Most of us don’t give much thought to the humble comma. It’s just something we scatter about when the moment feels right, isn’t it? But as a result it has become what Bill Bryson (whose Troublesome Words is one of my literary bibles) calls ‘the most abused of punctuation marks and one of the worst offenders of any kind in the English language’.
One of the most common abuses goes something like this:
Tom wore blue jeans and a white shirt, his shoes were from Marks & Spencer’s.
This is what is sometimes called a run-on sentence. The two parts separated by the comma are related because it’s all to do with what he’s wearing – but in fact they are two self-contained statements and the pesky comma is the wrong tool for the job. You could use a full stop (period), although sometimes that might a sentence sound rather staccato so you could use a linking word to get round a problem:
Tom arrived on Monday and Dick came on Wednesday, Harry couldn’t make it
is wrong and needs a full stop instead of a comma after ‘Wednesday’. But it could also be turned into a single sentence by using linking words such as ‘and’ and ‘but’:
Tom arrived on Monday and Dick on Wednesday, but Harry couldn’t make it.

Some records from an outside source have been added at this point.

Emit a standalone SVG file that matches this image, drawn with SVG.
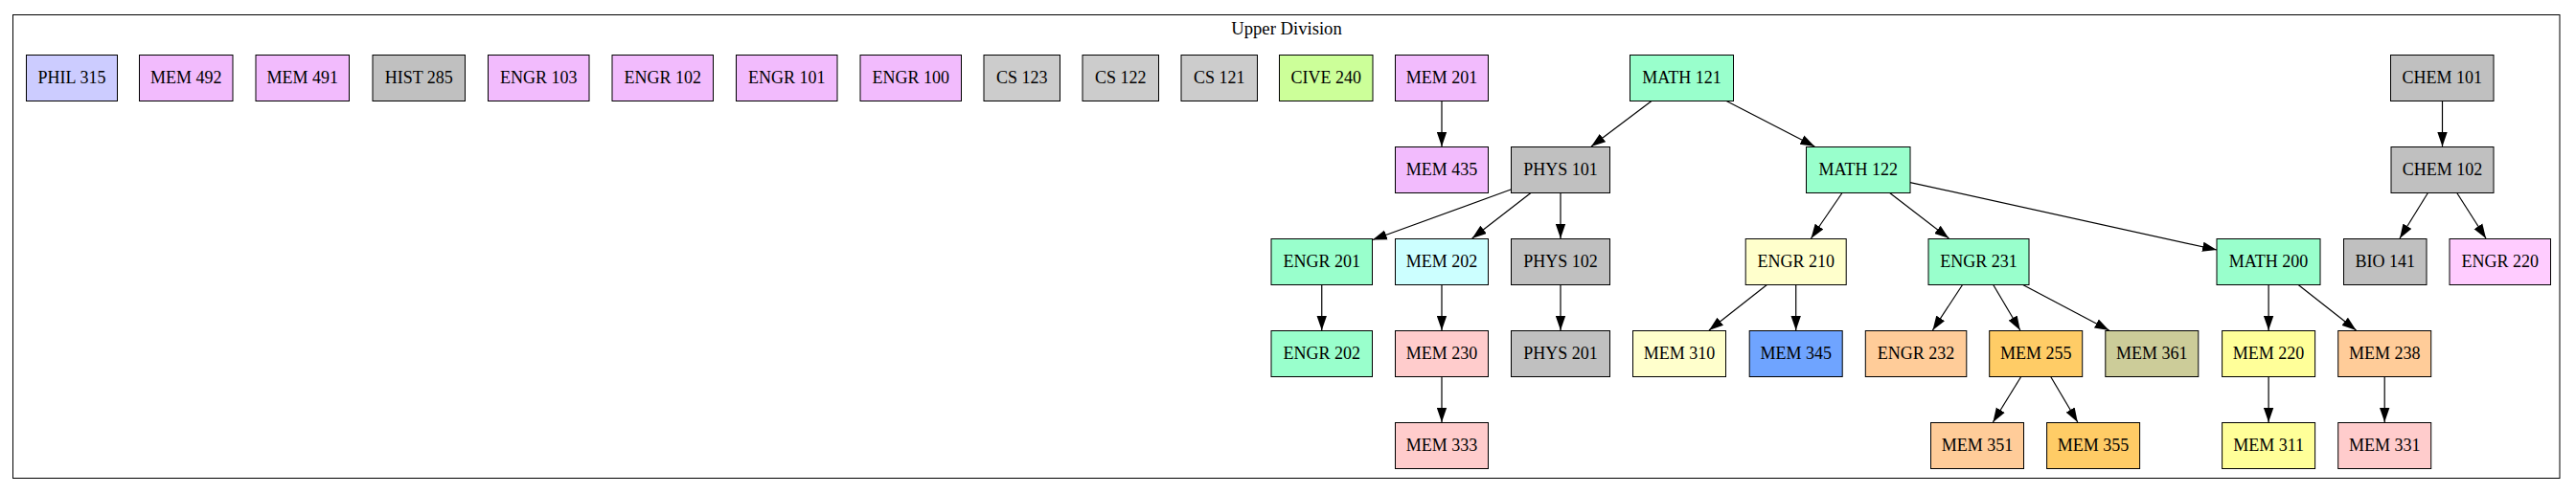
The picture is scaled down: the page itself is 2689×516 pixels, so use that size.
<svg xmlns="http://www.w3.org/2000/svg" width="2689" height="516" viewBox="0 0 2689 516">
<defs>
<style>
rect.n{stroke:#000;stroke-width:1}
text{font-family:"Liberation Serif","Times New Roman",serif;font-size:18px;fill:#000;text-anchor:middle}
text.title{font-size:18.67px}
.c-phil{fill:#ccccff}.c-plum{fill:#f2bbfd}.c-gray{fill:#c0c0c0}.c-lgray{fill:#cccccc}
.c-cive{fill:#ccff99}.c-aqua{fill:#99ffcc}.c-cyan{fill:#ccffff}.c-pink{fill:#ffcccc}
.c-ly{fill:#ffffcc}.c-blue{fill:#6fa4ff}.c-peach{fill:#ffcc99}.c-orange{fill:#ffcc66}
.c-olive{fill:#cccc99}.c-yellow{fill:#ffff99}.c-lpink{fill:#ffccff}
#edges line{stroke:#000;stroke-width:1.2;marker-end:url(#arr)}
</style>
<marker id="arr" markerUnits="userSpaceOnUse" markerWidth="15" markerHeight="11" viewBox="0 0 14.5 10" refX="14.5" refY="5" orient="auto">
<path d="M0,0 L14.5,5 L0,10 z" fill="#000"/>
</marker>
</defs>
<rect width="2689" height="516" fill="#fff"/>
<g id="cluster">
<rect x="13.5" y="15.5" width="2658.5" height="484" fill="none" stroke="#000" stroke-width="1"/>
<text class="title" x="1343" y="36">Upper Division</text>
</g>
<g id="edges">
<line x1="1505" y1="105" x2="1505" y2="153"/>
<line x1="1724.3" y1="105.3" x2="1661" y2="153"/>
<line x1="1801.7" y1="105.3" x2="1894.3" y2="153"/>
<line x1="2549.5" y1="105" x2="2549.5" y2="153"/>
<line x1="1577.7" y1="197.7" x2="1432.8" y2="250.5"/>
<line x1="1598.3" y1="201.3" x2="1536.7" y2="249"/>
<line x1="1629" y1="201" x2="1629" y2="249"/>
<line x1="1923.3" y1="201" x2="1890.5" y2="249"/>
<line x1="1972" y1="201" x2="2034.4" y2="249"/>
<line x1="1994" y1="190.6" x2="2314" y2="261"/>
<line x1="2534.7" y1="201" x2="2505" y2="249"/>
<line x1="2564.4" y1="201" x2="2595" y2="249"/>
<line x1="1379.75" y1="297" x2="1379.75" y2="345"/>
<line x1="1505" y1="297" x2="1505" y2="345"/>
<line x1="1629" y1="297" x2="1629" y2="345"/>
<line x1="1845" y1="297" x2="1784" y2="345"/>
<line x1="1874.7" y1="297" x2="1874.7" y2="345"/>
<line x1="2048.9" y1="297" x2="2017.4" y2="345"/>
<line x1="2080.4" y1="297" x2="2108.8" y2="345"/>
<line x1="2110.7" y1="297" x2="2201.6" y2="345"/>
<line x1="2368.1" y1="297" x2="2368.1" y2="345"/>
<line x1="2398.5" y1="297" x2="2459.5" y2="345"/>
<line x1="1505" y1="393" x2="1505" y2="441"/>
<line x1="2110" y1="393" x2="2080.4" y2="441"/>
<line x1="2140.4" y1="393" x2="2168.8" y2="441"/>
<line x1="2368.1" y1="393" x2="2368.1" y2="441"/>
<line x1="2489.2" y1="393" x2="2489.2" y2="441"/>
</g>
<g id="PHIL315"><rect class="n c-phil" x="27.5" y="57.5" width="95" height="48"/><text x="75" y="87">PHIL 315</text></g>
<g id="MEM492"><rect class="n c-plum" x="145.5" y="57.5" width="97.5" height="48"/><text x="194.25" y="87">MEM 492</text></g>
<g id="MEM491"><rect class="n c-plum" x="267" y="57.5" width="97.5" height="48"/><text x="315.75" y="87">MEM 491</text></g>
<g id="HIST285"><rect class="n c-gray" x="389" y="57.5" width="96.5" height="48"/><text x="437.25" y="87">HIST 285</text></g>
<g id="ENGR103"><rect class="n c-plum" x="509.5" y="57.5" width="105.5" height="48"/><text x="562.25" y="87">ENGR 103</text></g>
<g id="ENGR102"><rect class="n c-plum" x="639" y="57.5" width="105.5" height="48"/><text x="691.75" y="87">ENGR 102</text></g>
<g id="ENGR101"><rect class="n c-plum" x="768.5" y="57.5" width="105.5" height="48"/><text x="821.25" y="87">ENGR 101</text></g>
<g id="ENGR100"><rect class="n c-plum" x="898" y="57.5" width="105.5" height="48"/><text x="950.75" y="87">ENGR 100</text></g>
<g id="CS123"><rect class="n c-lgray" x="1027" y="57.5" width="79.5" height="48"/><text x="1066.75" y="87">CS 123</text></g>
<g id="CS122"><rect class="n c-lgray" x="1130" y="57.5" width="79.5" height="48"/><text x="1169.75" y="87">CS 122</text></g>
<g id="CS121"><rect class="n c-lgray" x="1233" y="57.5" width="79.5" height="48"/><text x="1272.75" y="87">CS 121</text></g>
<g id="CIVE240"><rect class="n c-cive" x="1335.5" y="57.5" width="97.5" height="48"/><text x="1384.25" y="87">CIVE 240</text></g>
<g id="MEM201"><rect class="n c-plum" x="1456.5" y="57.5" width="97" height="48"/><text x="1505" y="87">MEM 201</text></g>
<g id="MATH121"><rect class="n c-aqua" x="1701.5" y="57.5" width="108" height="48"/><text x="1755.5" y="87">MATH 121</text></g>
<g id="CHEM101"><rect class="n c-gray" x="2495.5" y="57.5" width="107.5" height="48"/><text x="2549.25" y="87">CHEM 101</text></g>
<g id="MEM435"><rect class="n c-plum" x="1456.5" y="153.5" width="97" height="48"/><text x="1505" y="183">MEM 435</text></g>
<g id="PHYS101"><rect class="n c-gray" x="1577.5" y="153.5" width="103" height="48"/><text x="1629" y="183">PHYS 101</text></g>
<g id="MATH122"><rect class="n c-aqua" x="1885.5" y="153.5" width="108.5" height="48"/><text x="1939.75" y="183">MATH 122</text></g>
<g id="CHEM102"><rect class="n c-gray" x="2496" y="153.5" width="107" height="48"/><text x="2549.5" y="183">CHEM 102</text></g>
<g id="ENGR201"><rect class="n c-aqua" x="1327" y="249.5" width="105.5" height="48"/><text x="1379.75" y="279">ENGR 201</text></g>
<g id="MEM202"><rect class="n c-cyan" x="1456.5" y="249.5" width="97" height="48"/><text x="1505" y="279">MEM 202</text></g>
<g id="PHYS102"><rect class="n c-gray" x="1577.5" y="249.5" width="103" height="48"/><text x="1629" y="279">PHYS 102</text></g>
<g id="ENGR210"><rect class="n c-ly" x="1822.2" y="249.5" width="105" height="48"/><text x="1874.7" y="279">ENGR 210</text></g>
<g id="ENGR231"><rect class="n c-aqua" x="2013" y="249.5" width="105" height="48"/><text x="2065.5" y="279">ENGR 231</text></g>
<g id="MATH200"><rect class="n c-aqua" x="2314" y="249.5" width="108" height="48"/><text x="2368" y="279">MATH 200</text></g>
<g id="BIO141"><rect class="n c-gray" x="2446.5" y="249.5" width="86.5" height="48"/><text x="2489.75" y="279">BIO 141</text></g>
<g id="ENGR220"><rect class="n c-lpink" x="2557" y="249.5" width="105.5" height="48"/><text x="2609.75" y="279">ENGR 220</text></g>
<g id="ENGR202"><rect class="n c-aqua" x="1327" y="345.5" width="105.5" height="48"/><text x="1379.75" y="375">ENGR 202</text></g>
<g id="MEM230"><rect class="n c-pink" x="1456.5" y="345.5" width="97" height="48"/><text x="1505" y="375">MEM 230</text></g>
<g id="PHYS201"><rect class="n c-gray" x="1577.5" y="345.5" width="103" height="48"/><text x="1629" y="375">PHYS 201</text></g>
<g id="MEM310"><rect class="n c-ly" x="1704.5" y="345.5" width="97" height="48"/><text x="1753" y="375">MEM 310</text></g>
<g id="MEM345"><rect class="n c-blue" x="1826.2" y="345.5" width="97" height="48"/><text x="1874.7" y="375">MEM 345</text></g>
<g id="ENGR232"><rect class="n c-peach" x="1947.3" y="345.5" width="105.5" height="48"/><text x="2000" y="375">ENGR 232</text></g>
<g id="MEM255"><rect class="n c-orange" x="2076.7" y="345.5" width="97" height="48"/><text x="2125.2" y="375">MEM 255</text></g>
<g id="MEM361"><rect class="n c-olive" x="2197.8" y="345.5" width="97" height="48"/><text x="2246.3" y="375">MEM 361</text></g>
<g id="MEM220"><rect class="n c-yellow" x="2319.6" y="345.5" width="97" height="48"/><text x="2368.1" y="375">MEM 220</text></g>
<g id="MEM238"><rect class="n c-peach" x="2440.7" y="345.5" width="97" height="48"/><text x="2489.2" y="375">MEM 238</text></g>
<g id="MEM333"><rect class="n c-pink" x="1456.5" y="441.5" width="97" height="48"/><text x="1505" y="471">MEM 333</text></g>
<g id="MEM351"><rect class="n c-peach" x="2015.5" y="441.5" width="97" height="48"/><text x="2064" y="471">MEM 351</text></g>
<g id="MEM355"><rect class="n c-orange" x="2136.6" y="441.5" width="97" height="48"/><text x="2185.1" y="471">MEM 355</text></g>
<g id="MEM311"><rect class="n c-yellow" x="2319.6" y="441.5" width="97" height="48"/><text x="2368.1" y="471">MEM 311</text></g>
<g id="MEM331"><rect class="n c-pink" x="2440.7" y="441.5" width="97" height="48"/><text x="2489.2" y="471">MEM 331</text></g>
</svg>
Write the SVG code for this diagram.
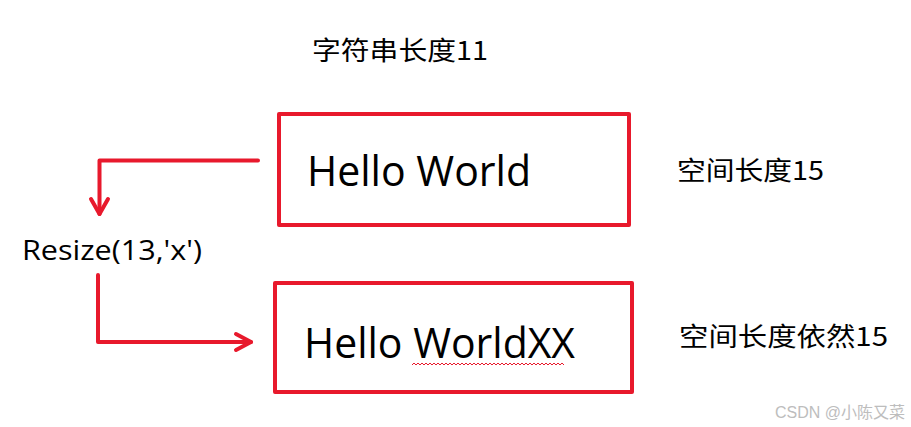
<svg xmlns="http://www.w3.org/2000/svg" width="911" height="427" viewBox="0 0 911 427">
<style>
.box{fill:none;stroke:#e8192c;stroke-width:4;stroke-linejoin:round}
.con{fill:none;stroke:#e8192c;stroke-width:4;stroke-linecap:round;stroke-linejoin:round}
.lat{font-family:"Open Sans","Noto Sans",sans-serif;fill:#000}
.cjk{font-family:"Noto Sans CJK SC","Noto Sans",sans-serif;fill:#000;font-size:26px}
</style>
<rect width="911" height="427" fill="#fff"/>
<g id="title"><text class="cjk" x="312" y="60" textLength="176" lengthAdjust="spacingAndGlyphs">字符串长度11</text></g>
<g id="box1">
<rect class="box" x="279" y="114" width="350" height="111"/>
<text class="lat" x="307" y="186" font-size="42" textLength="224" lengthAdjust="spacingAndGlyphs">Hello World</text>
</g>
<g id="label1"><text class="cjk" x="677" y="180" textLength="147" lengthAdjust="spacingAndGlyphs">空间长度15</text></g>
<g id="resize"><text class="lat" x="22" y="260" font-size="28" textLength="180" lengthAdjust="spacingAndGlyphs">Resize(13,'x')</text></g>
<g id="box2">
<rect class="box" x="275" y="283" width="357" height="109"/>
<text class="lat" x="304" y="358" font-size="42" textLength="271" lengthAdjust="spacingAndGlyphs">Hello WorldXX</text>
<path d="M412 365 l2 -2 l2 2 l2 -2 l2 2 l2 -2 l2 2 l2 -2 l2 2 l2 -2 l2 2 l2 -2 l2 2 l2 -2 l2 2 l2 -2 l2 2 l2 -2 l2 2 l2 -2 l2 2 l2 -2 l2 2 l2 -2 l2 2 l2 -2 l2 2 l2 -2 l2 2 l2 -2 l2 2 l2 -2 l2 2 l2 -2 l2 2 l2 -2 l2 2 l2 -2 l2 2 l2 -2 l2 2 l2 -2 l2 2 l2 -2 l2 2 l2 -2 l2 2 l2 -2 l2 2 l2 -2 l2 2 l2 -2 l2 2 l2 -2 l2 2 l2 -2 l2 2 l2 -2 l2 2 l2 -2 l2 2 l2 -2 l2 2 l2 -2 l2 2 l2 -2 l2 2 l2 -2 l2 2 l2 -2 l2 2 l2 -2 l2 2 l2 -2 l2 2 l2 -2 l2 2" fill="none" stroke="#e8192c" stroke-width="1"/>
</g>
<g id="label2"><text class="cjk" x="679" y="346" textLength="209" lengthAdjust="spacingAndGlyphs">空间长度依然15</text></g>
<g id="connectors">
<path class="con" d="M258 160.5 H99.5 V214"/>
<path class="con" d="M91 199 L99.5 214 L108 199"/>
<path class="con" d="M98 275 V342 H251"/>
<path class="con" d="M236 334 L251 342 L236 350"/>
</g>
<text x="905" y="418" text-anchor="end" font-family="Liberation Sans,Noto Sans CJK SC,sans-serif" font-size="16" fill="#bdbdbd">CSDN @小陈又菜</text>
</svg>
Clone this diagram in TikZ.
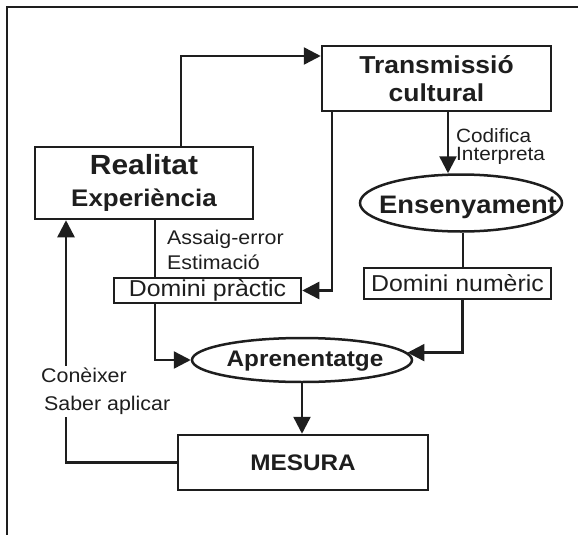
\documentclass[tikz,border=0pt]{standalone}
\usepackage{fontspec}
\setmainfont[FakeStretch=1.08]{Liberation Sans}
\usetikzlibrary{arrows.meta,positioning,shapes.geometric}
\definecolor{cInk}{RGB}{30,30,30}
\tikzset{
  box/.style={draw=cInk, line width=2.5pt, inner sep=0pt, align=center},
  oval/.style={ellipse, draw=cInk, line width=2.5pt, inner sep=0pt},
  big/.style={font=\bfseries\fontsize{24.5}{28}\selectfont, text=cInk, inner sep=0pt, align=center},
  mid/.style={font=\bfseries\fontsize{22.5}{26}\selectfont, text=cInk, inner sep=0pt},
  dom/.style={box, font=\fontsize{23}{26}\selectfont, text=cInk},
  lbl/.style={font=\fontsize{19.5}{18}\selectfont, text=cInk, inner sep=0pt, align=left},
  arr/.style={-{Triangle[length=17pt,width=17pt]}, line width=2.5pt, draw=cInk},
  lin/.style={line width=2.5pt, draw=cInk},
}

\begin{document}
\begin{tikzpicture}[x=1pt,y=-1pt]
  \useasboundingbox (0,0) rectangle (578,535);
  % frame
  \draw[lin, line width=1.8pt] (7,535) -- (7,7) -- (578,7);

  % boxes
  \node[box, big, minimum width=229pt, minimum height=65pt] (trans) at (436.5,78.5) {Transmissió\\cultural};
  \node[box, minimum width=218pt, minimum height=72pt, text=cInk,
        font=\bfseries\fontsize{24}{32}\selectfont] (real) at (144,183)
        {{\fontsize{27.7}{32}\selectfont Realitat\hspace{16pt}}\\Experiència};
  \node[oval, minimum width=202pt, minimum height=57pt] (ens) at (461,203) {};
  \node[big, font=\bfseries\fontsize{25.3}{28}\selectfont, anchor=base] (enst) at (468,213) {Ensenyament};
  \node[dom, minimum width=187pt, minimum height=25pt] (prac) at (207.5,290.5) {Domini pràctic};
  \node[dom, minimum width=187pt, minimum height=31pt] (num) at (457.5,283.5) {Domini numèric};
  \node[oval, minimum width=220pt, minimum height=44pt] (apr) at (302,360) {};
  \node[mid, anchor=base] (aprt) at (305,366) {Aprenentatge};
  \node[box, mid, minimum width=250pt, minimum height=55pt] (mes) at (303,462.5) {MESURA};

  % labels
  \node[lbl, anchor=north west, font=\fontsize{19.2}{18}\selectfont] (codi) at (456,128) {Codifica\\Interpreta};
  \node[lbl, anchor=north west, font=\fontsize{19.8}{25}\selectfont] (assa) at (167,230) {Assaig-error\\Estimació};

  % connectors
  \draw[arr] ([xshift=37pt]real.north) |- ([yshift=22.5pt]trans.west);
  \draw[arr] ([xshift=-104.5pt]trans.south) |- (prac.east);
  \draw[lin] ([xshift=11pt]real.south) -- ([xshift=11pt]real.south |- prac.north);
  \draw[arr] ([xshift=11.5pt]trans.south) -- ([xshift=11.5pt]trans.south |- ens.north);
  \draw[lin] ([xshift=2pt]ens.south) -- ([xshift=2pt]ens.south |- num.north);
  \draw[arr] ([xshift=5pt]num.south) |- (apr.4);
  \draw[arr] ([xshift=-52.5pt]prac.south) |- (apr.west);
  \draw[arr] (apr.south) -- (apr.south |- mes.north);
  \draw[arr] (mes.west) -| ([xshift=-78pt]real.south);

  % label over the return line
  \node[lbl, anchor=north west, fill=white, inner sep=2pt,
        font=\fontsize{19.8}{28}\selectfont] (cone) at (39,366) {Conèixer\\\hspace{3pt}Saber aplicar};
\end{tikzpicture}
\end{document}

I suspect it’s one of those things you either get or you don’t, and that if you don’t it’s hard to make the distinction or see what all the fuss is about. One test occurs to me (though I’ve only just dreamt up so might not work in every instance) is that if both parts of a sentence linked by a comma work and make sense when split into two by the use of a full stop instead, then it’s probably a run-on sentence.